神功皇后の功績
功績1「熊襲征伐で国内統一を達成した」
神功皇后の功績として一番に揚げられるのは、熊襲を征伐して国内を統一したことでしょう。
熊襲というのは、九州の南部にいた人々のことで、彼らは天皇の支配を嫌い、仲哀天皇の父・ヤマトタケルの時代から抵抗を続けていました。
何とか熊襲を征伐したかった仲哀天皇と神功皇后でしたが、仲哀天皇は神のお告げを無視して怒りをかい(一説には熊襲の矢があたったためとも言われています)、急死してしまいます。
跡を引き継いだ神功皇后は、家臣に戦わせるだけではなく、自らも羽白熊鷲(はしろくまわし)、田油津媛(たぶらつひめ)という名の人物を討ち取っています。神功皇后の働きのおかげで、熊襲は天皇に従い、無事に国内は統一されたのです。
功績2「強気な外交・三韓征伐を果たした」
妊娠していた神功皇后が朝鮮半島に出兵して、新羅・百済・高句麗の三国を従わせたのが三韓征伐ですが、史実ではないという説があります。しかし、史実でなくても、これは日本人の強い願いを叶えた大きな功績と言えます。

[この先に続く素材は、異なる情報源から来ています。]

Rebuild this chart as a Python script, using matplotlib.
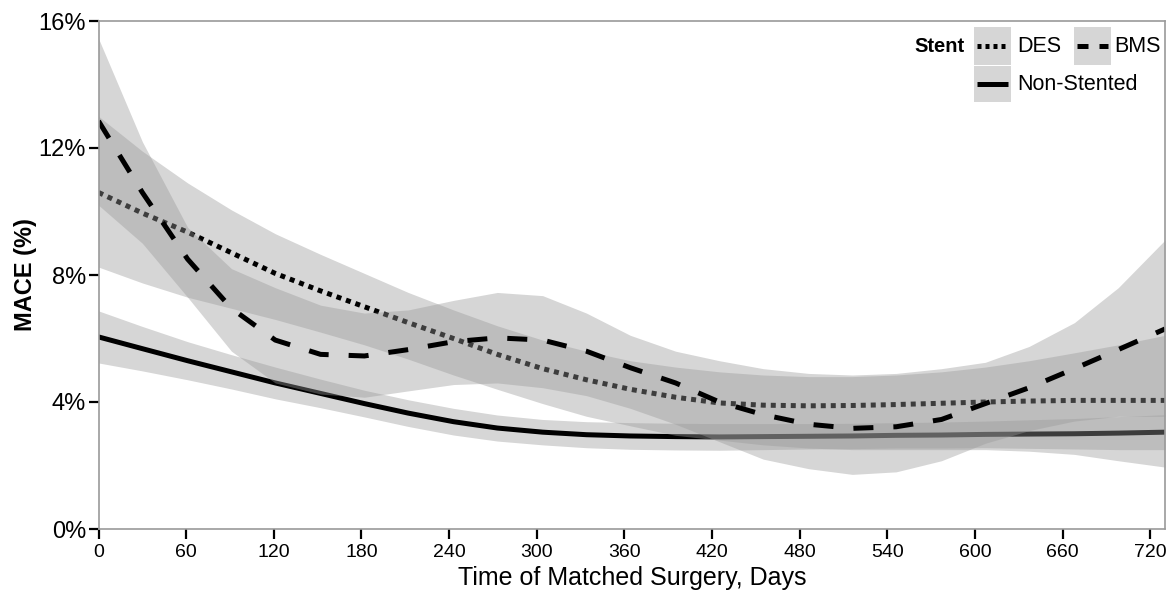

神功皇后の時代、246年に百済側からの望みで日本との国交が始まりました。日本は朝鮮半島での勢力を拡大したいと願い、百済や新羅を「臣民」として上位に立とうとしました。しかし高句麗が勢力を伸ばし、日本は何度も朝鮮半島から追い払われてしまいます。
この事実から、朝鮮半島の国々が日本の言うことを聞くべきだという強い願い・三韓征伐の話が生まれ、人々に支持されるようになったのかもしれません。
功績3「長い摂政の後、無事に応神天皇を即位させた」
妊娠中ながら三韓征伐をやり遂げた神功皇后は帰国後、無事に男の子を出産します。出産後皇后には、やらなくてはならないことがありました。それが息子とは異母兄に当たる麛坂皇子(かごさかのみこ)と忍熊王との戦いです。
2人の皇子は仲哀天皇の先妻の子どもでしたが、母親の位が神功皇后よりも低いものでした。神功皇后が男の子を出産したことで、自分たちの立場が危ういと感じたのでしょう。

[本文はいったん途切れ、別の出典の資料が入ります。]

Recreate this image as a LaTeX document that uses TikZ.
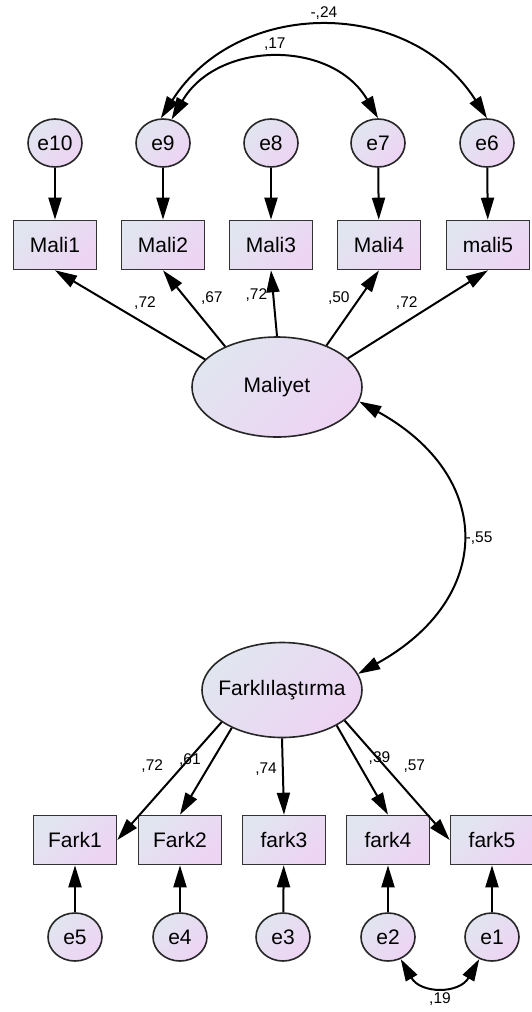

しかし麛坂皇子は猪に食い殺され、それをきっかけに敗退した忍熊王も入水して命を絶ってしまいます。こうして無事に神功皇后は皇太后と認められ、息子も太子となりました。その後、神功皇后は合間に新羅を征伐しつつ、息子の摂政を70年近くも続けたのです。
夫から息子へと無事に天皇の位を橋渡しした後、神功皇后は100歳でこの世を去ったと伝えられています。
神功皇后にまつわる逸話
逸話1「月延石で出産を遅らせた」
三韓征伐に出向いたとき、神功皇后は仲哀天皇との子をその身に宿していました。渡航の際に子を産むわけにいかなかった神功皇后は、月延石と呼ばれる石を腹や腰に複数個くくりつけ、身体を冷やすことで出産を遅らせたのです。
本来であれば10ヶ月で子供は産まれるものですが、神功皇后は15ヶ月もの間お腹に子供を抱えていたと言われています。

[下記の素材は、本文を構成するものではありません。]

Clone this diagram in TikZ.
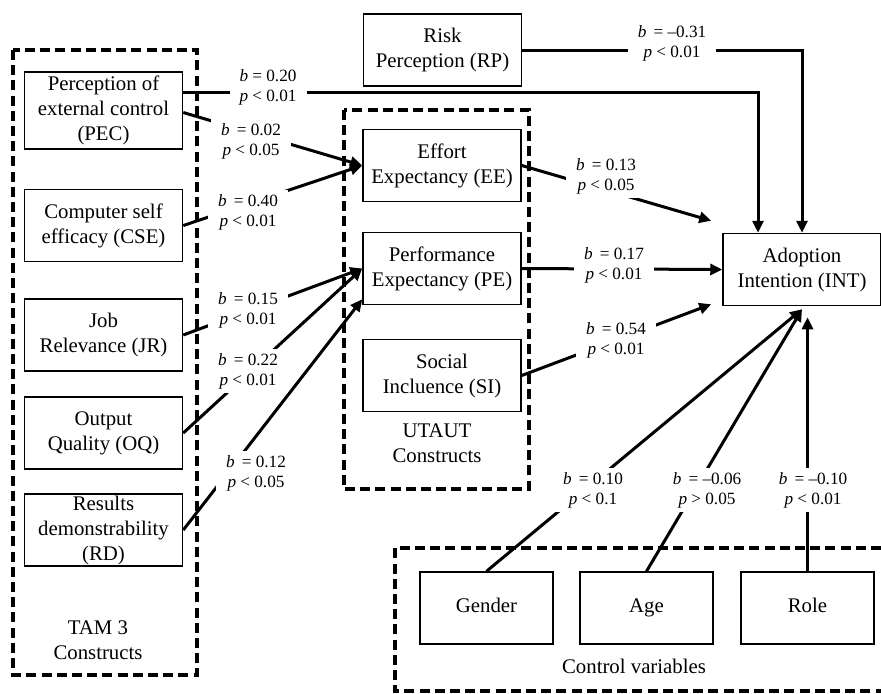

そして三韓征伐から帰還した神功皇后は無事に子供を出産します。神功皇后が腹にくくりつけていたとされる月延石は京都府の月読神社に奉納されているそうです。
逸話2「松浦の釣り」
熊襲征伐が終わった後、火前国(肥前国・現在の佐賀県辺り)の松浦という土地で神功皇后は占いの1種、「うけい」を行います。これは前もって、〇〇をすれば△△となる、そうでないなら××となると宣言をして、どちらが起こるかで吉凶を占うというものです。
皇后は次のような宣言をして釣りをしました。
西の財(たから)の国を得られるならば魚はこの釣針を飲むだろう
すると松浦では珍しいことに、細鱗魚(鮎)が釣れました。この結果を見て、皇后は三韓征伐への気持ちを強くしたのかもしれません。
松浦では長い間、春に女性が川へ針を投げ入れて釣りをする風習が残っていましたが、男性には決して魚を釣ることができなかったということです。